As it’s estimated that one in five US adults live with a mental illness, finding new and innovative ways to make mental healthcare more accessible is critical. With that ultimate goal in mind, a new AI-powered therapy app called Therabot began its first clinical trial last month.

New AI Bot Used To Make Mental Health More Accessible
Therabot engages with users to provide mental health advice; Photo: NBC News

The text-based AI app is being developed at Dartmouth College by Nicholas Jacobson, an assistant professor at Dartmouth College and a clinically trained psychologist, and a team. The initial clinical trial launched with 210 participants.

Using the same generative AI technology that powers OpenAI’s Chat GPT, the app converses back and forth with its users. It also utilizes a specific kind of AI that allows it to learn patterns, enabling it to get to know or remember the user to provide personalized advice and recommendations.

Though there are a few script-based therapy and wellness apps on the market, Therabot could become the first clinically tested app entirely powered by generative AI that has been designed for digital therapy.

“We had to develop something that really is trained in the broad repertoire that a real therapist would be, which is a lot of different content areas. Thinking about all of the common mental health problems that folks might manifest and be ready to treat those,” Jacobson said to NBC News. “That is why it took so long. There are a lot of things people experience.”

Therabot was initially trained using data from online peer support forums, including cancer support pages and traditional psychotherapist training videos and scripts. After this data didn’t yield the desired results, the team decided to train the app by writing their hypothetical therapy transcripts that modeled productive therapy sessions.
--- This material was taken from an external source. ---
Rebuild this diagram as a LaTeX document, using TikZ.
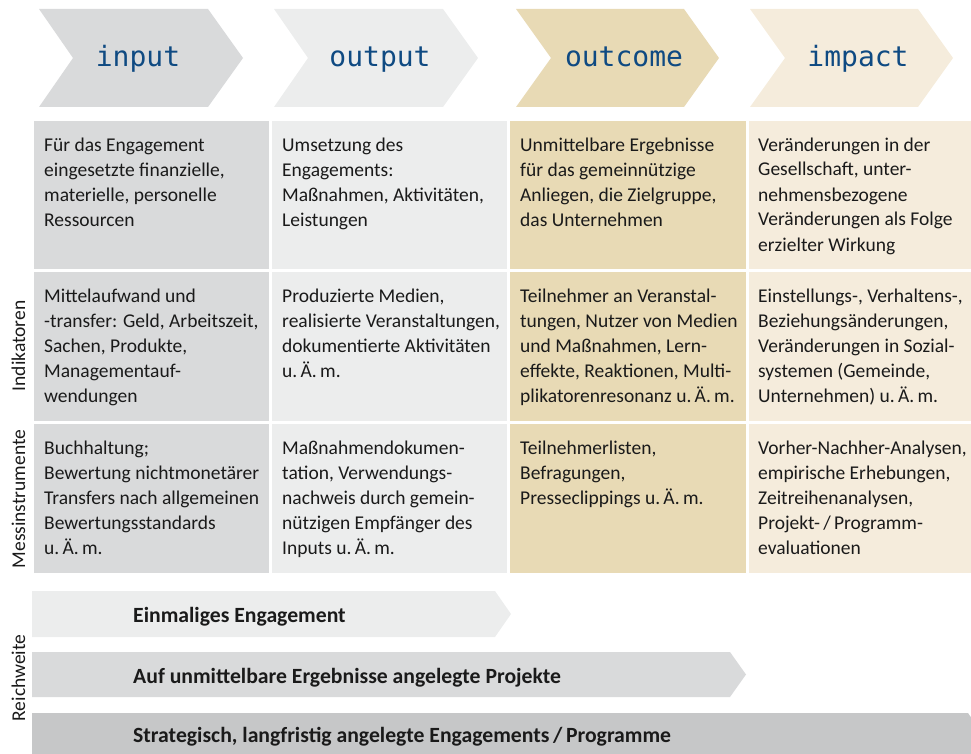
\documentclass[tikz,border=0pt]{standalone}
\usepackage{fontspec}
\setmainfont{Carlito}
\newfontfamily\monofont{DejaVu Sans Mono}
\definecolor{cIn}{HTML}{D9DADB}
\definecolor{cOut}{HTML}{ECEDED}
\definecolor{cOc}{HTML}{E8DAB5}
\definecolor{cIm}{HTML}{F5ECDC}
\definecolor{cBarC}{HTML}{C6C7C8}
\definecolor{hblue}{HTML}{0F4A82}
\definecolor{txt}{HTML}{1A1A1A}
\begin{document}
\begin{tikzpicture}[x=1pt,y=-1pt,
  head/.style={anchor=base,inner sep=0pt,text=hblue,font=\monofont\fontsize{28}{30}\selectfont},
  cell/.style={anchor=base west,align=left,inner sep=0pt,text=txt,font=\fontsize{19.5}{25}\selectfont},
  side/.style={rotate=90,anchor=base,inner sep=0pt,text=txt,font=\fontsize{19.5}{25}\selectfont},
  bartext/.style={anchor=base west,inner sep=0pt,text=txt,font=\bfseries\fontsize{21.7}{25}\selectfont}]
\path[use as bounding box] (0,0) rectangle (971,754);
\clip (0,0) rectangle (971,754);
% header chevrons
\fill[cIn]  (39,9)  -- (208,9) -- (243,58) -- (208,107) -- (39,107) -- (73,58) -- cycle;
\fill[cOut] (274,9) -- (443,9) -- (478,58) -- (443,107) -- (274,107) -- (308,58) -- cycle;
\fill[cOc]  (516,9) -- (684,9) -- (719,58) -- (684,107) -- (516,107) -- (551,58) -- cycle;
\fill[cIm]  (750,9) -- (918,9) -- (953,58) -- (918,107) -- (750,107) -- (785,58) -- cycle;
\node[head] (hin)  at (138,67) {input};
\node[head] (hout) at (380,67) {output};
\node[head] (hoc)  at (624,67) {outcome};
\node[head] (him)  at (858,67) {impact};
% cells
\foreach \ya/\yb in {121/269,272/421,424/573}{
  \fill[cIn]  (34,\ya)  rectangle (269,\yb);
  \fill[cOut] (272,\ya) rectangle (507,\yb);
  \fill[cOc]  (510,\ya) rectangle (746,\yb);
  \fill[cIm]  (749,\ya) rectangle (971,\yb);
}
% (base anchor of a multi-line node = baseline of its last line)
\node[cell] (a1) at (44,226) {Für das Engagement\\eingesetzte finanzielle,\\materielle, personelle\\Ressourcen};
\node[cell] (a2) at (282,226) {Umsetzung des\\Engagements:\\Maßnahmen, Aktivitäten,\\Leistungen};
\node[cell] (a3) at (520,226) {Unmittelbare Ergebnisse\\für das gemeinnützige\\Anliegen, die Zielgruppe,\\das Unternehmen};
\node[cell] (a4) at (758,251) {Veränderungen in der\\Gesellschaft, unter-\\nehmensbezogene\\Veränderungen als Folge\\erzielter Wirkung};
\node[cell] (b1) at (44,402) {Mittelaufwand und\\-transfer: Geld, Arbeitszeit,\\Sachen, Produkte,\\Managementauf-\\wendungen};
\node[cell] (b2) at (282,377) {Produzierte Medien,\\realisierte Veranstaltungen,\\dokumentierte Aktivitäten\\u.\,Ä.\,m.};
\node[cell] (b3) at (520,402) {Teilnehmer an Veranstal-\\tungen, Nutzer von Medien\\und Maßnahmen, Lern-\\effekte, Reaktionen, Multi-\\plikatorenresonanz u.\,Ä.\,m.};
\node[cell] (b4) at (758,402) {Einstellungs-, Verhaltens-,\\Beziehungsänderungen,\\Veränderungen in Sozial-\\systemen (Gemeinde,\\Unternehmen) u.\,Ä.\,m.};
\node[cell] (c1) at (44,554) {Buchhaltung;\\Bewertung nichtmonetärer\\Transfers nach allgemeinen\\Bewertungsstandards\\u.\,Ä.\,m.};
\node[cell] (c2) at (282,554) {Maßnahmendokumen-\\tation, Verwendungs-\\nachweis durch gemein-\\nützigen Empfänger des\\Inputs u.\,Ä.\,m.};
\node[cell] (c3) at (520,504) {Teilnehmerlisten,\\Befragungen,\\Presseclippings u.\,Ä.\,m.};
\node[cell] (c4) at (758,554) {Vorher-Nachher-Analysen,\\empirische Erhebungen,\\Zeitreihenanalysen,\\Projekt-\,/\,Programm-\\evaluationen};
% side labels
\node[side] (lind) at (25,346) {Indikatoren};
\node[side] (lmes) at (25,499) {Messinstrumente};
\node[side] (lrei) at (25,678) {Reichweite};
% bottom bars
\fill[cOut]  (32,591) -- (495,591) -- (511,614) -- (495,637) -- (32,637) -- cycle;
\fill[cIn]   (32,652) -- (730,652) -- (746,674.5) -- (730,697) -- (32,697) -- cycle;
\fill[cBarC] (32,713) -- (968,713) -- (984,736) -- (968,759) -- (32,759) -- cycle;
\node[bartext] (r1) at (133,622) {Einmaliges Engagement};
\node[bartext] (r2) at (133,683) {Auf unmittelbare Ergebnisse angelegte Projekte};
\node[bartext] (r3) at (133,742) {Strategisch, langfristig angelegte Engagements\,/\,Programme};
\end{tikzpicture}
\end{document}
The training data was used to make the AI model more practiced at understanding the nuances of human conversations, particularly in a therapy setting. The model was then fine-tuned with collected and annotated data to also understand the context of conversations, which allowed it better generate appropriate responses.

After the team spent two years finessing deviant responses, Jacobson now estimates that more than 95% of Therabot’s responses match the “gold standard.” Rather than replacing human therapists, however, the goal of Therabot is to provide access to mental health care outside of what clients could afford or even normal hours of availability.

“We’ve heard ‘I love you, Therabot’ multiple times already,” Jacobson said to NBC News. “People are engaging with it at times that I would never respond if I were engaging with clients. They’re engaging with it at 3 a.m. when they can’t sleep, and it responds immediately.”

Eight weeks are remaining in the initial trial run of the app, after which the research team is hoping to undergo additional trials. They also have goals of open enrollment by the end of 2024 and to eventually gain FDA approval as well.